Через мгновение он понял: «Именно чтобы познать это, я сюда и пришёл. Нет «я», нет никакого монаха — только груда костей посреди гниющей плоти, движимая представлениями, эмоциями и физическими ощущениями. Он вытащил из земли свою пурбу и пошёл домой в монастырь, но обогащённый глубоким переживанием пустоты.
Это не значит, что за пониманием пустоты и непостоянства вам нужно отправляться на кладбище, втыкать нож в штанину или край юбки и испытывать ужас оттого, что вы не в силах встать. У нас и так достаточно всяких ужасов — а также неуверенности, привязанности, неприязни — в нашей повседневной жизни: на работе, во взаимоотношениях и в том, как мы чувствуем себя, отправляя детей в школу. Вопрос такой: кто испытывает ужас? Кто неуверен? Где живёт желание, или ревность, смятение, одиночество, отчаяние? Откуда берутся все эти личности: мать, ребёнок, сотрудник, начальник и т. д.? Куда они уходят, когда их уже нет? Где они существуют, когда мы их воспринимаем?
От идеи к переживанию
Одно постижение собственного ума,
Включает в себя всякое понимание.
— Джамгон Конгтрул Лодро Тае, «Краткое изложение сущностных моментов»

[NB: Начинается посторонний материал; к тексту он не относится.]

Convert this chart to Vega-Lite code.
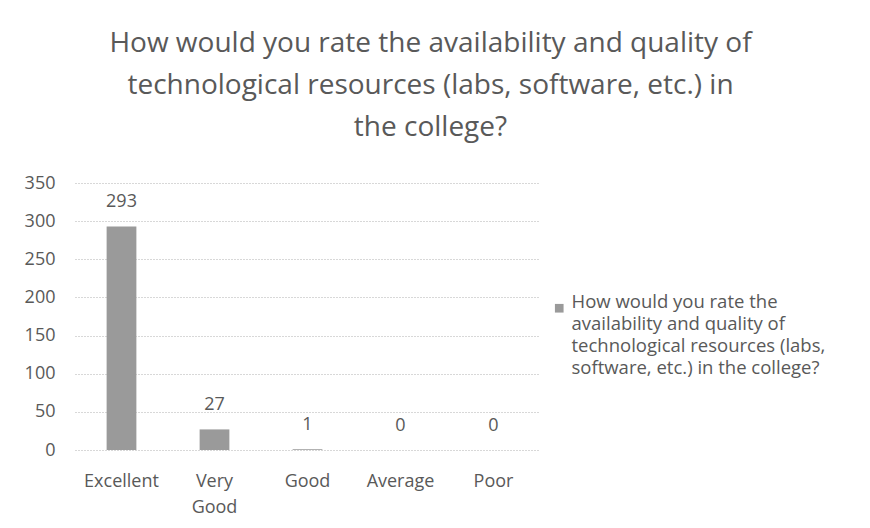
{
  "$schema": "https://vega.github.io/schema/vega-lite/v6.json",
  "width": 465,
  "height": 267,
  "autosize": {"type": "none"},
  "padding": {"left": 75, "top": 183, "right": 330, "bottom": 78},
  "background": "white",
  "title": {
    "text": ["How would you rate the availability and quality of", "technological resources (labs, software, etc.) in", "the college?"],
    "fontSize": 28,
    "font": "Open Sans",
    "fontWeight": "normal",
    "color": "#595959",
    "lineHeight": 42,
    "anchor": "middle",
    "dx": 123,
    "offset": 32
  },
  "data": {
    "values": [
      {"rating": "Excellent", "count": 293, "series": "How would you rate the availability and quality of technological resources (labs, software, etc.) in the college?"},
      {"rating": "Very Good", "count": 27, "series": "How would you rate the availability and quality of technological resources (labs, software, etc.) in the college?"},
      {"rating": "Good", "count": 1, "series": "How would you rate the availability and quality of technological resources (labs, software, etc.) in the college?"},
      {"rating": "Average", "count": 0, "series": "How would you rate the availability and quality of technological resources (labs, software, etc.) in the college?"},
      {"rating": "Poor", "count": 0, "series": "How would you rate the availability and quality of technological resources (labs, software, etc.) in the college?"}
    ]
  },
  "encoding": {
    "x": {
      "field": "rating", "type": "nominal", "sort": null,
      "scale": {"paddingInner": 0.68, "paddingOuter": 0.34},
      "axis": {
        "title": null, "labelAngle": 0, "domain": false, "ticks": false,
        "labelFontSize": 18, "labelFont": "Open Sans", "labelColor": "#595959",
        "labelPadding": 22,
        "labelExpr": "datum.label == 'Very Good' ? ['Very', 'Good'] : datum.label",
        "labelLineHeight": 26
      }
    },
    "y": {
      "field": "count", "type": "quantitative",
      "scale": {"domain": [0, 350]},
      "axis": {
        "title": null, "values": [0, 50, 100, 150, 200, 250, 300, 350],
        "domain": false, "ticks": false,
        "labelFontSize": 18, "labelFont": "Open Sans", "labelColor": "#595959",
        "labelPadding": 20,
        "grid": true, "gridColor": "#b0b0b0", "gridDash": [1, 2], "gridWidth": 1
      }
    }
  },
  "layer": [
    {
      "mark": {"type": "bar", "color": "#9a9a9a"},
      "encoding": {
        "color": {
          "field": "series", "type": "nominal",
          "scale": {"range": ["#9a9a9a"]},
          "legend": {
            "title": null, "orient": "none", "legendX": 475, "legendY": 116,
            "symbolType": "square", "symbolSize": 75, "symbolOpacity": 1,
            "labelFontSize": 18.5, "labelFont": "Open Sans", "labelColor": "#595959",
            "labelLimit": 400, "labelOffset": 3,
            "labelExpr": "['How would you rate the', 'availability and quality of', 'technological resources (labs,', 'software, etc.) in the college?']",
            "labelBaseline": "alphabetic"
          }
        }
      }
    },
    {
      "mark": {"type": "text", "dy": -24, "fontSize": 18, "font": "Open Sans", "color": "#595959"},
      "encoding": {"text": {"field": "count", "type": "quantitative"}}
    }
  ],
  "config": {
    "view": {"stroke": null},
    "style": {"guide-label": {"lineHeight": 22}}
  }
}
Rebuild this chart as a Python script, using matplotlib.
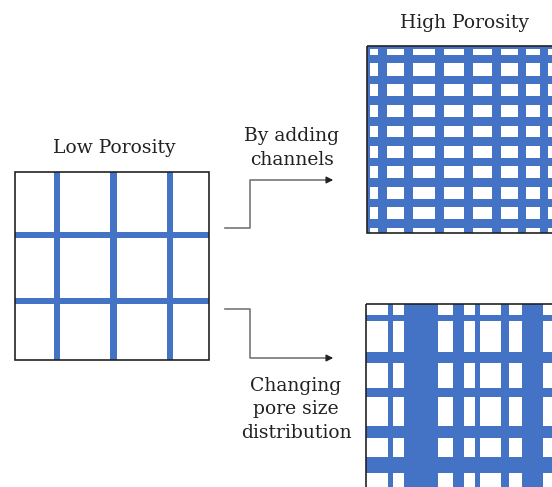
import matplotlib.pyplot as plt
from matplotlib.patches import Rectangle

# box outlines (left, top, right, bottom) in pixel units
low_box = (15, 172, 209, 360)
high_box = (367, 46, 600, 233)
dist_box = (366, 304, 600, 520)

# channel bands as (start, end)
low_vbands = [(53.5, 60), (110, 117), (166.5, 173)]
low_hbands = [(231.5, 238), (297.5, 304)]

high_vbands = [(367, 370), (377.5, 386.5), (404, 412.5), (435, 443.5), (463.5, 472.5),
               (492, 500.5), (518, 526), (539.5, 547.5)]
high_hbands = [(46, 48.5), (54.5, 63), (75.5, 84), (96, 104.5), (117, 125.5), (137, 145.5),
               (157.5, 166), (178, 186.5), (198.5, 207), (218.5, 227.5)]

dist_vbands = [(387.5, 392.5), (404, 438), (453, 464), (474.5, 479.5), (500.5, 509), (522, 543)]
dist_hbands = [(314.5, 320.5), (352, 363), (388, 396.5), (425.5, 437.5), (457, 473)]

titles = ['Low Porosity', 'High Porosity']
top_label = ['By adding', 'channels']
bottom_label = ['Changing', 'pore size', 'distribution']

blue = '#4472C4'
font = {'family': 'DejaVu Serif', 'size': 13.5, 'color': '#222222'}

fig = plt.figure(figsize=(5.52, 4.87), dpi=100)
ax = fig.add_axes([0, 0, 1, 1])
ax.set_xlim(0, 552)
ax.set_ylim(487, 0)
ax.axis('off')


def draw_grid(box, vbands, hbands):
    l, t, r, b = box
    for a, e in vbands:
        ax.bar((a + e) / 2, b - t, width=e - a, bottom=t, color=blue, lw=0)
    for a, e in hbands:
        ax.barh((a + e) / 2, r - l, height=e - a, left=l, color=blue, lw=0)
    ax.add_patch(Rectangle((l, t), r - l, b - t, fill=False,
                           edgecolor='#222222', lw=1.2, zorder=5))


draw_grid(low_box, low_vbands, low_hbands)
draw_grid(high_box, high_vbands, high_hbands)
draw_grid(dist_box, dist_vbands, dist_hbands)

ax.text(114, 153, titles[0], ha='center', va='baseline', fontdict=font)
ax.text(465, 28, titles[1], ha='center', va='baseline', fontdict=font)

for i, s in enumerate(top_label):
    ax.text(292, 141 + i * 24, s, ha='center', va='baseline', fontdict=font)
for i, s in enumerate(bottom_label):
    ax.text(296, 391 + i * 23.5, s, ha='center', va='baseline', fontdict=font)

# connector arrows
gray = '#777777'
ax.plot([225, 250, 250, 328], [228, 228, 180, 180], color=gray, lw=1.2)
ax.plot([225, 250, 250, 328], [309, 309, 358, 358], color=gray, lw=1.2)
for y in (180, 358):
    ax.annotate('', xy=(336, y), xytext=(326, y),
                arrowprops=dict(arrowstyle='-|>', color='#222222', lw=1.0,
                                mutation_scale=10))

fig.savefig('out.png', dpi=100)
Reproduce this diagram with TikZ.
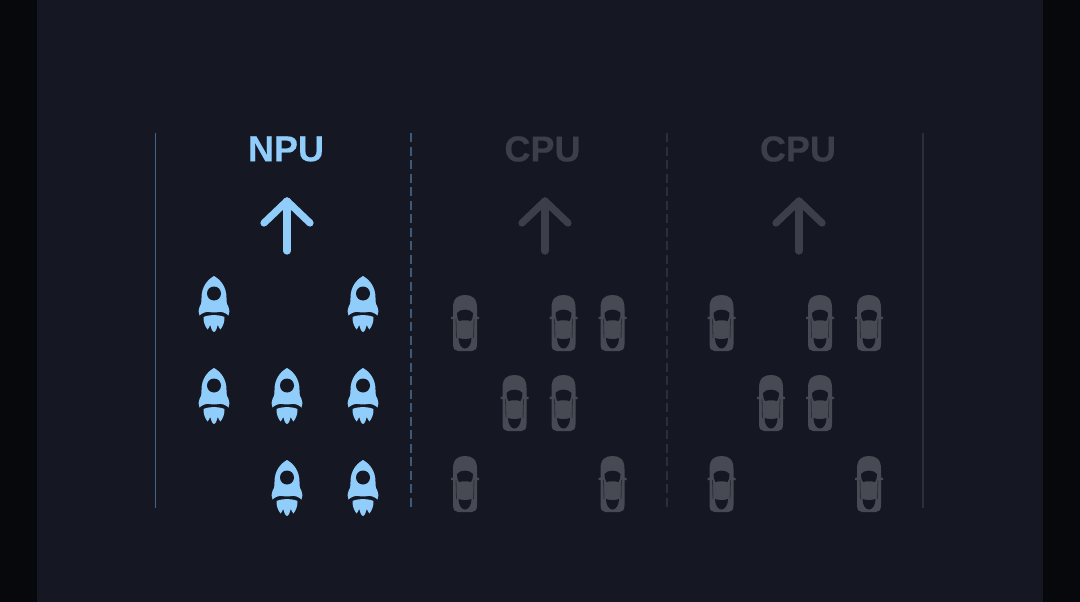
\documentclass[tikz,border=0pt]{standalone}
\usepackage{fontspec}
\setmainfont[BoldFeatures={FakeBold=0.4}]{Liberation Sans}
\definecolor{bgc}{HTML}{151823}
\definecolor{sidec}{HTML}{07080B}
\definecolor{bluec}{HTML}{90CDFB}
\definecolor{carc}{HTML}{474953}
\definecolor{greyc}{HTML}{3C3F49}
\definecolor{lineblue}{HTML}{46648A}
\definecolor{linedash}{HTML}{3E5878}
\definecolor{linedark}{HTML}{2C2F3B}
\tikzset{
  x=1pt,y=-1pt,
  title/.style={font=\fontsize{36}{36}\selectfont\bfseries,inner sep=0pt,anchor=center},
  uparrow/.style={line width=7.2pt,line cap=round,line join=round},
  rocket/.pic={
    \fill[bluec] (0,0) .. controls (7,4) and (12.5,11) .. (12.5,22)
      .. controls (12.5,27) and (13,29) .. (14.5,31)
      .. controls (15.8,33.5) and (15.8,37) .. (14.5,39.5)
      .. controls (12,37) and (8,35.5) .. (5,36)
      .. controls (2,36.5) and (-2,36.5) .. (-5,36)
      .. controls (-8,35.5) and (-12,37) .. (-14.5,39.5)
      .. controls (-15.8,37) and (-15.8,33.5) .. (-14.5,31)
      .. controls (-13,29) and (-12.5,27) .. (-12.5,22)
      .. controls (-12.5,11) and (-7,4) .. (0,0) -- cycle;
    \fill[bgc] (0,17.5) circle[radius=7];
    \fill[bluec] (-10.5,41) .. controls (-6,39) and (-3,39.5) .. (0,39)
      .. controls (3,39.5) and (6,39) .. (10.5,41)
      .. controls (10.5,47) and (9,50) .. (6.5,53.5)
      .. controls (5.5,52.5) and (4.5,51) .. (3.8,49)
      .. controls (3.3,52) and (1.5,56) .. (0,56)
      .. controls (-1.5,56) and (-3.3,52) .. (-3.8,49)
      .. controls (-4.5,51) and (-5.5,52.5) .. (-6.5,53.5)
      .. controls (-9,50) and (-10.5,47) .. (-10.5,41) -- cycle;
  },
  car/.pic={
    \fill[carc] (-12,13) .. controls (-12,3) and (-7,0) .. (0,0)
      .. controls (7,0) and (12,3) .. (12,13)
      -- (12,49) .. controls (12,54) and (10,56) .. (7,56)
      -- (-7,56) .. controls (-10,56) and (-12,54) .. (-12,49) -- cycle;
    \fill[carc] (-14,22) -- (-10,21) -- (-10,24) -- (-14,24) -- cycle;
    \fill[carc] (14,22) -- (10,21) -- (10,24) -- (14,24) -- cycle;
    \fill[bgc] (-8,18) .. controls (-5,13.5) and (5,13.5) .. (8,18)
      .. controls (8.5,21) and (7,24) .. (6,26)
      .. controls (2,25) and (-2,25) .. (-6,26)
      .. controls (-7,24) and (-8.5,21) .. (-8,18) -- cycle;
    \fill[bgc] (-6.5,43) .. controls (-2,44.5) and (2,44.5) .. (6.5,43)
      .. controls (6.5,49) and (3.5,53.5) .. (0,53.5)
      .. controls (-3.5,53.5) and (-6.5,49) .. (-6.5,43) -- cycle;
    \draw[bgc!60!carc,line width=.8pt] (-9,24) -- (-8.5,43);
    \draw[bgc!60!carc,line width=.8pt] (9,24) -- (8.5,43);
  }
}
\begin{document}
\begin{tikzpicture}
\useasboundingbox (0,0) rectangle (1080,602);
\fill[sidec] (0,0) rectangle (1080,602);
\fill[bgc] (37,0) rectangle (1043,602);
% dividers
\coordinate (l1a) at (155.5,133); \coordinate (l1b) at (155.5,508);
\coordinate (l2a) at (411,133); \coordinate (l2b) at (411,508);
\coordinate (l3a) at (667,133); \coordinate (l3b) at (667,508);
\coordinate (l4a) at (923,133); \coordinate (l4b) at (923,508);
\draw[lineblue,line width=1.5pt] (l1a) -- (l1b);
\draw[linedash,line width=1.5pt,dash pattern=on 9pt off 4.5pt] (l2a) -- (l2b);
\draw[linedark,line width=1.5pt,dash pattern=on 9pt off 4.5pt] (l3a) -- (l3b);
\draw[linedark,line width=1.5pt] (l4a) -- (l4b);
% titles
\node[title,text=bluec] (npu) at (286,149) {NPU};
\node[title,text=greyc] (cpua) at (542.5,149) {CPU};
\node[title,text=greyc] (cpub) at (798,149) {CPU};
% arrows
\foreach \ax/\col in {287/bluec,545/greyc,799/greyc}{
  \draw[uparrow,\col] (\ax,251) -- (\ax,201);
  \draw[uparrow,\col] (\ax-23,223) -- (\ax,201) -- (\ax+23,223);
}
% rockets
\foreach \rx/\ry in {214/276,363/276,214/368,287/368,363/368,287/460,363/460}{
  \pic at (\rx,\ry) {rocket};
}
% cars
\foreach \cx/\cy in {465/295,563.5/295,612.5/295,514.5/375,563.5/375,465/456,612.5/456,
                     721.5/295,820/295,869/295,771/375,820/375,721.5/456,869/456}{
  \pic at (\cx,\cy) {car};
}
\end{tikzpicture}
\end{document}
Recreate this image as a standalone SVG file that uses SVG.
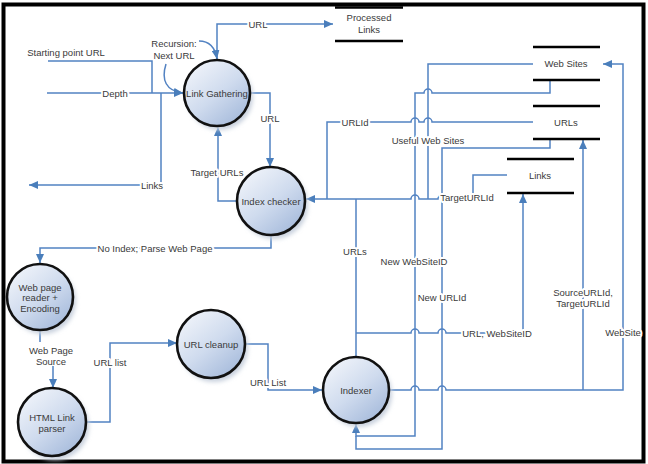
<svg xmlns="http://www.w3.org/2000/svg" width="648" height="464" viewBox="0 0 648 464">
<style>
text{font-family:"Liberation Sans",Arial,sans-serif;font-size:9.5px;fill:#3a3a3a;text-anchor:middle}
.lbl{paint-order:stroke;stroke:#fff;stroke-width:4px;stroke-linejoin:round}
.c{fill:none;stroke:#5282c2;stroke-width:1.5}
.a{marker-end:url(#arr)}
.proc{fill:url(#g);stroke:#111;stroke-width:2.6}
.sh{fill:#c9d1de;filter:url(#blur)}
.store{stroke:#000;stroke-width:2.6}
</style>
<defs>
<linearGradient id="g" x1="0.15" y1="0.1" x2="0.85" y2="0.95">
<stop offset="0" stop-color="#eef2f9"/>
<stop offset="0.5" stop-color="#cfdbee"/>
<stop offset="1" stop-color="#a5badb"/>
</linearGradient>
<filter id="blur" x="-30%" y="-30%" width="160%" height="160%"><feGaussianBlur stdDeviation="2.2"/></filter>
<marker id="arr" markerUnits="userSpaceOnUse" markerWidth="9" markerHeight="8" refX="9" refY="4" orient="auto">
<path d="M0,0 L9,4 L0,8 z" fill="#4a7ebb"/>
</marker>
</defs>
<rect x="0" y="0" width="648" height="464" fill="#fff"/>
<rect x="3.5" y="4.5" width="640" height="457" fill="none" stroke="#000" stroke-width="4"/>

<g id="connectors">
<path class="c a" d="M217,60 V24 H333"/>
<path class="c a" d="M199,41 Q214,41 217,59"/>
<path class="c a" d="M166,64 C161,80 166,91 183,93"/>
<path class="c" d="M48,61 H152 V93"/>
<path class="c a" d="M47,93 H183"/>
<path class="c a" d="M161,93 V185 H29"/>
<path class="c a" d="M250,93 H270 V167"/>
<path class="c a" d="M237,201 H218 V127"/>
<path class="c a" d="M271,235 V248 H40 V263"/>
<path class="c a" d="M40,331 V355 H53 V388"/>
<path class="c a" d="M85,422 H110 V343 H177"/>
<path class="c a" d="M245,344 H268 V390 H322"/>
<path class="c a" d="M507,175 H473 V199 H446 a4,4 0 0 0 -8,0 H419 a4,4 0 0 0 -8,0 H306"/>
<path class="c" d="M533,64 H428 V199"/>
<path class="c a" d="M550,80 V93 H432 a4,4 0 0 0 -8,0 H415 V436 H356 V424"/>
<path class="c" d="M550,139 V148 H442 V449 H356 V436"/>
<path class="c" d="M533,122 H432 a4,4 0 0 0 -8,0 H419 a4,4 0 0 0 -8,0 H327 V199"/>
<path class="c" d="M356,199 V357"/>
<path class="c a" d="M356,333 H411 a4,4 0 0 1 8,0 H438 a4,4 0 0 1 8,0 H523 V194"/>
<path class="c a" d="M389,390 H411 a4,4 0 0 1 8,0 H438 a4,4 0 0 1 8,0 H623 V64 H603"/>
<path class="c a" d="M583,390 V140"/>

<text class="lbl" x="258" y="27.5">URL</text>
<text x="174" y="46.5">Recursion:</text>
<text x="174" y="58.5">Next URL</text>
<text x="66" y="56">Starting point URL</text>
<text class="lbl" x="115" y="96.5">Depth</text>
<text class="lbl" x="152" y="188.5">Links</text>
<text class="lbl" x="270" y="121.5">URL</text>
<text class="lbl" x="217" y="175.5">Target URLs</text>
<text class="lbl" x="155" y="251.5">No Index; Parse Web Page</text>
<rect x="30" y="342" width="44" height="24" fill="#fff"/>
<text x="51" y="353.5">Web Page</text>
<text x="51" y="364.5">Source</text>
<text class="lbl" x="110" y="365.5">URL list</text>
<text class="lbl" x="268" y="385.5">URL List</text>
<text class="lbl" x="355" y="125.5">URLId</text>
<text class="lbl" x="428" y="143.5">Useful Web Sites</text>
<text class="lbl" x="467" y="200.5">TargetURLId</text>
<text class="lbl" x="355" y="254.5">URLs</text>
<text class="lbl" x="414" y="264.5">New WebSiteID</text>
<text class="lbl" x="442" y="300.5">New URLId</text>
<text class="lbl" x="497" y="336.5">URL, WebSiteID</text>
<text class="lbl" x="583" y="295.5">SourceURLId,</text>
<text class="lbl" x="583" y="306.5">TargetURLId</text>
<text class="lbl" x="623" y="335.5">WebSite</text>
</g>

<g id="link-gathering">
<circle class="sh" cx="220" cy="97" r="33"/>
<circle class="proc" cx="217" cy="93" r="33"/>
<text x="217" y="96.5">Link Gathering</text>
</g>
<g id="index-checker">
<circle class="sh" cx="274" cy="205" r="34"/>
<circle class="proc" cx="271" cy="201" r="34"/>
<text x="271" y="204.5">Index checker</text>
</g>
<g id="web-page-reader">
<circle class="sh" cx="43" cy="301" r="33"/>
<circle class="proc" cx="40" cy="297" r="33"/>
<text x="40" y="290.5">Web page</text>
<text x="40" y="301">reader +</text>
<text x="40" y="311.5">Encoding</text>
</g>
<g id="html-link-parser">
<circle class="sh" cx="55" cy="426" r="34"/>
<circle class="proc" cx="52" cy="422" r="34"/>
<text x="52" y="420.5">HTML Link</text>
<text x="52" y="431.5">parser</text>
</g>
<g id="url-cleanup">
<circle class="sh" cx="214" cy="348" r="34"/>
<circle class="proc" cx="211" cy="344" r="34"/>
<text x="211" y="347.5">URL cleanup</text>
</g>
<g id="indexer">
<circle class="sh" cx="359" cy="394" r="33"/>
<circle class="proc" cx="356" cy="390" r="33"/>
<text x="356" y="393.5">Indexer</text>
</g>

<g id="processed-links">
<line class="store" x1="335" y1="7.5" x2="403" y2="7.5"/>
<line class="store" x1="335" y1="41" x2="403" y2="41"/>
<text x="369" y="21">Processed</text>
<text x="369" y="32.5">Links</text>
</g>
<g id="web-sites">
<line class="store" x1="533" y1="47" x2="600" y2="47"/>
<line class="store" x1="533" y1="80" x2="600" y2="80"/>
<text x="566" y="67">Web Sites</text>
</g>
<g id="urls">
<line class="store" x1="533" y1="106" x2="600" y2="106"/>
<line class="store" x1="533" y1="139" x2="600" y2="139"/>
<text x="566" y="126">URLs</text>
</g>
<g id="links">
<line class="store" x1="507" y1="159" x2="574" y2="159"/>
<line class="store" x1="507" y1="193" x2="574" y2="193"/>
<text x="540" y="178.5">Links</text>
</g>
</svg>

Понимание — это всё равно, что карта. Она показывает нам, куда нужно отправляться и какими дорогами туда можно попасть. Однако карта — ещё не путешествие. Интеллектуальное понимание пустоты, получаемое путём последовательного расчленения вещей на всё более мелкие части, признание непостоянства и взаимозависимости (о чём говорилось выше) и есть то, что мы могли бы назвать аналитической медитацией. На уровне анализа может стать очевидным, что «я» — это не моя нога, рука или мозг. Но этот уровень аналитического размышления представляет собой лишь первый шаг путешествия.
Я слышал, что есть люди, которые, услышав о пустоте, сразу же всё понимают, и лелеемые понятия «я» и «другие», коробочки «мне нравится», «мне не нравится» и «я не знаю», а также все более мелкие ящички исчезают в них мгновенно. Я не принадлежу к числу этих счастливцев. Мне до сих пор требуется прилагать усилие. Внутри коробочек есть ещё коробочки, которые только предстоит обнаружить. Устойчивость в переживании единства ясности и пустоты развивается со временем, благодаря практике.
Однако с годами я узнал, что этот постепенный процесс развёртывания является не препятствием, а благоприятной возможностью обнаружить всё более и более глубокие уровни осознанности. Можно ли наложить ограничения на то, что по сути своей безгранично?
К счастью, меня научили средству, или методу, преодоления рассудочных понятий, позволяющему прийти, причём мгновенно, к прямому переживанию пустоты, объединённой с ясностью. Этот метод на санскрите называется випашьяна , а по-тибетски лхагтонг . Традиционно эти термины переводят как «прозрение», хотя на самом деле они означают скорее «высшее видение» или «видение за пределами».
Что мы видим за пределами? Все наши представления: «я» и «моё», «они» и «их» и зачастую пугающие, нерушимо прочные взгляды на «реальность».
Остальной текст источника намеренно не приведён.